#### The problem:
Set down the records once more, please, exactly and with the pictures left out.

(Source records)
=-=-=
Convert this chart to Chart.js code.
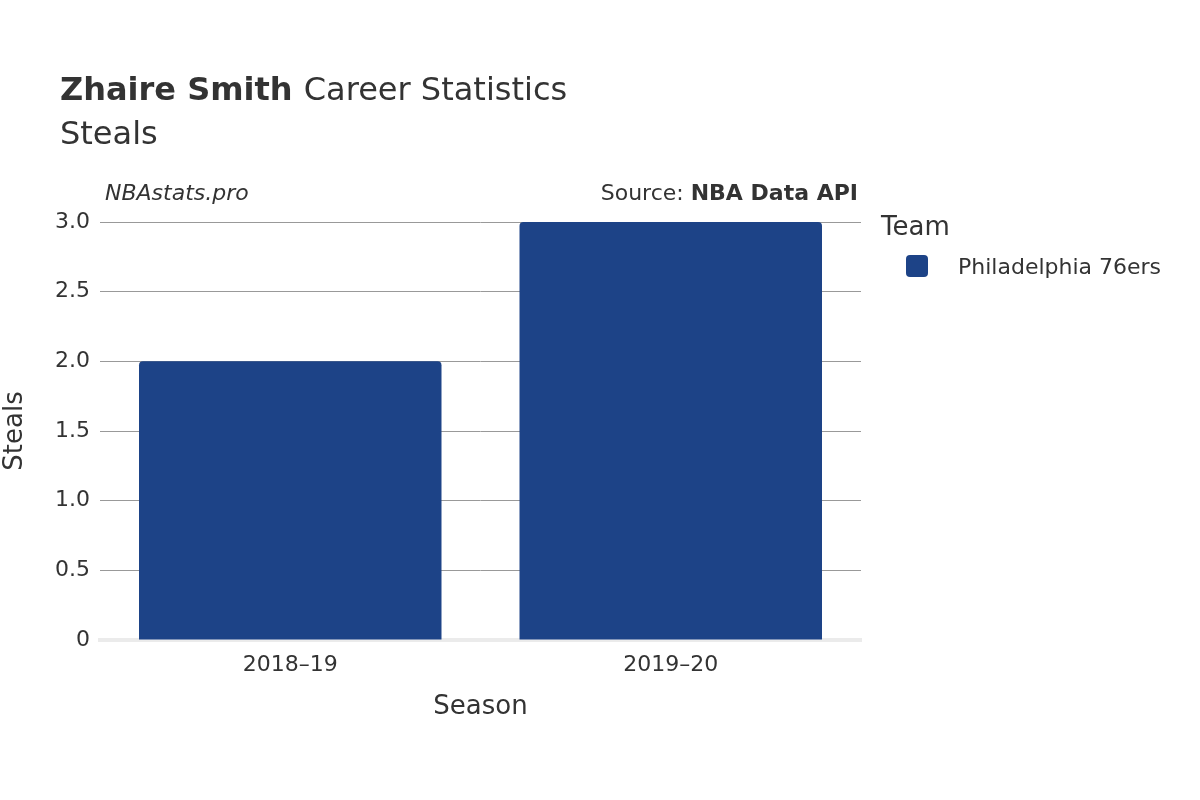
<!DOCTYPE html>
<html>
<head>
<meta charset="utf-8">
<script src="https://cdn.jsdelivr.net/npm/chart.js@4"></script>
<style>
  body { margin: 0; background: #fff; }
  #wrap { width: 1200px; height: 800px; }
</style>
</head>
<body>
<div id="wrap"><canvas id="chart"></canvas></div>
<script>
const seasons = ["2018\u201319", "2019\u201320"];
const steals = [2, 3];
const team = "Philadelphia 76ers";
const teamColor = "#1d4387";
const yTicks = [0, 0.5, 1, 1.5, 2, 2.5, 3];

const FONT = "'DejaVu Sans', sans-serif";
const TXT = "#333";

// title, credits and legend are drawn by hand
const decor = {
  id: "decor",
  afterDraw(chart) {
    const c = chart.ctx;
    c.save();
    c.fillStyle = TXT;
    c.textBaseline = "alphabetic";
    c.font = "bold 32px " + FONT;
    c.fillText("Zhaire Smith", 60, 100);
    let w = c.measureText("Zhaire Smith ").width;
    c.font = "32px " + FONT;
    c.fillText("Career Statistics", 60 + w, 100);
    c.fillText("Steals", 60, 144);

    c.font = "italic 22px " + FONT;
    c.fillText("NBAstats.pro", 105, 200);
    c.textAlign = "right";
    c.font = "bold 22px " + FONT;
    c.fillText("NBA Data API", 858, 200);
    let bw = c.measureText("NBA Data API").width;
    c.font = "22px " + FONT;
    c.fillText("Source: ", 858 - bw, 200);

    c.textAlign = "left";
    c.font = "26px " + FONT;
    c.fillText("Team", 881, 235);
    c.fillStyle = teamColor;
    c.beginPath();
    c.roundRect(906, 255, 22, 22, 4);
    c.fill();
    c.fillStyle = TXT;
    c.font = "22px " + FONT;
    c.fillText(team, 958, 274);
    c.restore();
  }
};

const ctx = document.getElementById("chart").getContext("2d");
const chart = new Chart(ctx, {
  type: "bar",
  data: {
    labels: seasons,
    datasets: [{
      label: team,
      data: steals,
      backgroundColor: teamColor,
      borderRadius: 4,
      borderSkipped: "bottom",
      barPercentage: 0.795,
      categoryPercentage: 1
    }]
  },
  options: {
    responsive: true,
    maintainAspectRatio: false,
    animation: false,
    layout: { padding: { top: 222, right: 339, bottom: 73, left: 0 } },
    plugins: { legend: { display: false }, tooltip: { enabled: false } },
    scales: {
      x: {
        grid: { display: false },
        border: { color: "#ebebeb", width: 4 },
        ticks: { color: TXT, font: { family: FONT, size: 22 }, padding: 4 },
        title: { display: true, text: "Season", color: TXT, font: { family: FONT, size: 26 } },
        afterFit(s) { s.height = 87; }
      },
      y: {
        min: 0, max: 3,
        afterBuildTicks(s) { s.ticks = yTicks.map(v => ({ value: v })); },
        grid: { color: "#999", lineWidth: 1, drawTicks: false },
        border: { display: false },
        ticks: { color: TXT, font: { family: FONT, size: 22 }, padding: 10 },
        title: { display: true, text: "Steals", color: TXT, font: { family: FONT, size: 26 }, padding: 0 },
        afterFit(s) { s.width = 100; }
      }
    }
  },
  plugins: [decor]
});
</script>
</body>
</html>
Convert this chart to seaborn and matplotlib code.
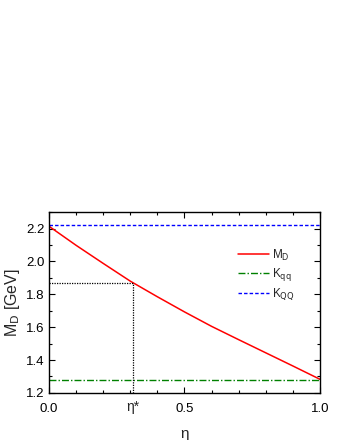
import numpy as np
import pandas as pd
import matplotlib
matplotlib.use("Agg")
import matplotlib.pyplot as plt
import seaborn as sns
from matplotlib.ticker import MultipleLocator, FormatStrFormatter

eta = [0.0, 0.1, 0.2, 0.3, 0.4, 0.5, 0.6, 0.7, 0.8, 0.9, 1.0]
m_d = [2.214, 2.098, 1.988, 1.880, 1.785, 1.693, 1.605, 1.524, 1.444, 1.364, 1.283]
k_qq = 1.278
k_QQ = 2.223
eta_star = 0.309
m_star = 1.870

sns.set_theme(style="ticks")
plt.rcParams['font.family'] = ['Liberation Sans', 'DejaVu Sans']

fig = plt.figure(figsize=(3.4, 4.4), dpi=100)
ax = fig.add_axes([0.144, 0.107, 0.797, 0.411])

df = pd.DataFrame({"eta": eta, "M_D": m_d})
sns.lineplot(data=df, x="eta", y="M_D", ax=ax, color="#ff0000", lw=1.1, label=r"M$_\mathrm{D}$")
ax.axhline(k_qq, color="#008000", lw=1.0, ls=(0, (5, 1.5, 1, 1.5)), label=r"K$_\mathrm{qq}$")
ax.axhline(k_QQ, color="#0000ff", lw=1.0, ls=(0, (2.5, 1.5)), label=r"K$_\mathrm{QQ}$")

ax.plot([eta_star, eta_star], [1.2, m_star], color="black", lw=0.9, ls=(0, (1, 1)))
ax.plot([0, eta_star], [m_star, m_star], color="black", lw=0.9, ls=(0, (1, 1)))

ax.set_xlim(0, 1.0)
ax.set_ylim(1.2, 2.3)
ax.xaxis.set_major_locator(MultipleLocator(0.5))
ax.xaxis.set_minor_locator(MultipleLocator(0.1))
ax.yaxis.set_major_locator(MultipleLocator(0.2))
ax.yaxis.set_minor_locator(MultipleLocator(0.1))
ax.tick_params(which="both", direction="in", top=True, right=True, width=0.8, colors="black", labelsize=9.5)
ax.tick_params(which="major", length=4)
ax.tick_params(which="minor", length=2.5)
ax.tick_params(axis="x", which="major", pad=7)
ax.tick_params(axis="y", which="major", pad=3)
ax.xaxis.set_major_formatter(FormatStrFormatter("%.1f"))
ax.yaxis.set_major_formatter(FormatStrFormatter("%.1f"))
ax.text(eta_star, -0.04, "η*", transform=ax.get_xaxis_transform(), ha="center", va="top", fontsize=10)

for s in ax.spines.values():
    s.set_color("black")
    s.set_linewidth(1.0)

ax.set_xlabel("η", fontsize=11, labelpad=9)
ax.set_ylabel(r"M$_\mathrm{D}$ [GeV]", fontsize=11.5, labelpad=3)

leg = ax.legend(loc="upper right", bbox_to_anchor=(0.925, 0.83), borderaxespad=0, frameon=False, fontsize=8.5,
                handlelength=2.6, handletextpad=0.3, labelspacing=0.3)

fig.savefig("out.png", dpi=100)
=-=-=
#### Task output:
Convert this chart to Chart.js code.
<!DOCTYPE html>
<html>
<head>
<meta charset="utf-8">
<script src="https://cdn.jsdelivr.net/npm/chart.js@4"></script>
<style>
  body { margin: 0; background: #fff; }
  #wrap { width: 1200px; height: 800px; }
</style>
</head>
<body>
<div id="wrap"><canvas id="chart"></canvas></div>
<script>
const seasons = ["2018\u201319", "2019\u201320"];
const steals = [2, 3];
const team = "Philadelphia 76ers";
const teamColor = "#1d4387";
const yTicks = [0, 0.5, 1, 1.5, 2, 2.5, 3];

const FONT = "'DejaVu Sans', sans-serif";
const TXT = "#333";

// title, credits and legend are drawn by hand
const decor = {
  id: "decor",
  afterDraw(chart) {
    const c = chart.ctx;
    c.save();
    c.fillStyle = TXT;
    c.textBaseline = "alphabetic";
    c.font = "bold 32px " + FONT;
    c.fillText("Zhaire Smith", 60, 100);
    let w = c.measureText("Zhaire Smith ").width;
    c.font = "32px " + FONT;
    c.fillText("Career Statistics", 60 + w, 100);
    c.fillText("Steals", 60, 144);

    c.font = "italic 22px " + FONT;
    c.fillText("NBAstats.pro", 105, 200);
    c.textAlign = "right";
    c.font = "bold 22px " + FONT;
    c.fillText("NBA Data API", 858, 200);
    let bw = c.measureText("NBA Data API").width;
    c.font = "22px " + FONT;
    c.fillText("Source: ", 858 - bw, 200);

    c.textAlign = "left";
    c.font = "26px " + FONT;
    c.fillText("Team", 881, 235);
    c.fillStyle = teamColor;
    c.beginPath();
    c.roundRect(906, 255, 22, 22, 4);
    c.fill();
    c.fillStyle = TXT;
    c.font = "22px " + FONT;
    c.fillText(team, 958, 274);
    c.restore();
  }
};

const ctx = document.getElementById("chart").getContext("2d");
const chart = new Chart(ctx, {
  type: "bar",
  data: {
    labels: seasons,
    datasets: [{
      label: team,
      data: steals,
      backgroundColor: teamColor,
      borderRadius: 4,
      borderSkipped: "bottom",
      barPercentage: 0.795,
      categoryPercentage: 1
    }]
  },
  options: {
    responsive: true,
    maintainAspectRatio: false,
    animation: false,
    layout: { padding: { top: 222, right: 339, bottom: 73, left: 0 } },
    plugins: { legend: { display: false }, tooltip: { enabled: false } },
    scales: {
      x: {
        grid: { display: false },
        border: { color: "#ebebeb", width: 4 },
        ticks: { color: TXT, font: { family: FONT, size: 22 }, padding: 4 },
        title: { display: true, text: "Season", color: TXT, font: { family: FONT, size: 26 } },
        afterFit(s) { s.height = 87; }
      },
      y: {
        min: 0, max: 3,
        afterBuildTicks(s) { s.ticks = yTicks.map(v => ({ value: v })); },
        grid: { color: "#999", lineWidth: 1, drawTicks: false },
        border: { display: false },
        ticks: { color: TXT, font: { family: FONT, size: 22 }, padding: 10 },
        title: { display: true, text: "Steals", color: TXT, font: { family: FONT, size: 26 }, padding: 0 },
        afterFit(s) { s.width = 100; }
      }
    }
  },
  plugins: [decor]
});
</script>
</body>
</html>
Convert this chart to seaborn and matplotlib code.
import numpy as np
import pandas as pd
import matplotlib
matplotlib.use("Agg")
import matplotlib.pyplot as plt
import seaborn as sns
from matplotlib.ticker import MultipleLocator, FormatStrFormatter

eta = [0.0, 0.1, 0.2, 0.3, 0.4, 0.5, 0.6, 0.7, 0.8, 0.9, 1.0]
m_d = [2.214, 2.098, 1.988, 1.880, 1.785, 1.693, 1.605, 1.524, 1.444, 1.364, 1.283]
k_qq = 1.278
k_QQ = 2.223
eta_star = 0.309
m_star = 1.870

sns.set_theme(style="ticks")
plt.rcParams['font.family'] = ['Liberation Sans', 'DejaVu Sans']

fig = plt.figure(figsize=(3.4, 4.4), dpi=100)
ax = fig.add_axes([0.144, 0.107, 0.797, 0.411])

df = pd.DataFrame({"eta": eta, "M_D": m_d})
sns.lineplot(data=df, x="eta", y="M_D", ax=ax, color="#ff0000", lw=1.1, label=r"M$_\mathrm{D}$")
ax.axhline(k_qq, color="#008000", lw=1.0, ls=(0, (5, 1.5, 1, 1.5)), label=r"K$_\mathrm{qq}$")
ax.axhline(k_QQ, color="#0000ff", lw=1.0, ls=(0, (2.5, 1.5)), label=r"K$_\mathrm{QQ}$")

ax.plot([eta_star, eta_star], [1.2, m_star], color="black", lw=0.9, ls=(0, (1, 1)))
ax.plot([0, eta_star], [m_star, m_star], color="black", lw=0.9, ls=(0, (1, 1)))

ax.set_xlim(0, 1.0)
ax.set_ylim(1.2, 2.3)
ax.xaxis.set_major_locator(MultipleLocator(0.5))
ax.xaxis.set_minor_locator(MultipleLocator(0.1))
ax.yaxis.set_major_locator(MultipleLocator(0.2))
ax.yaxis.set_minor_locator(MultipleLocator(0.1))
ax.tick_params(which="both", direction="in", top=True, right=True, width=0.8, colors="black", labelsize=9.5)
ax.tick_params(which="major", length=4)
ax.tick_params(which="minor", length=2.5)
ax.tick_params(axis="x", which="major", pad=7)
ax.tick_params(axis="y", which="major", pad=3)
ax.xaxis.set_major_formatter(FormatStrFormatter("%.1f"))
ax.yaxis.set_major_formatter(FormatStrFormatter("%.1f"))
ax.text(eta_star, -0.04, "η*", transform=ax.get_xaxis_transform(), ha="center", va="top", fontsize=10)

for s in ax.spines.values():
    s.set_color("black")
    s.set_linewidth(1.0)

ax.set_xlabel("η", fontsize=11, labelpad=9)
ax.set_ylabel(r"M$_\mathrm{D}$ [GeV]", fontsize=11.5, labelpad=3)

leg = ax.legend(loc="upper right", bbox_to_anchor=(0.925, 0.83), borderaxespad=0, frameon=False, fontsize=8.5,
                handlelength=2.6, handletextpad=0.3, labelspacing=0.3)

fig.savefig("out.png", dpi=100)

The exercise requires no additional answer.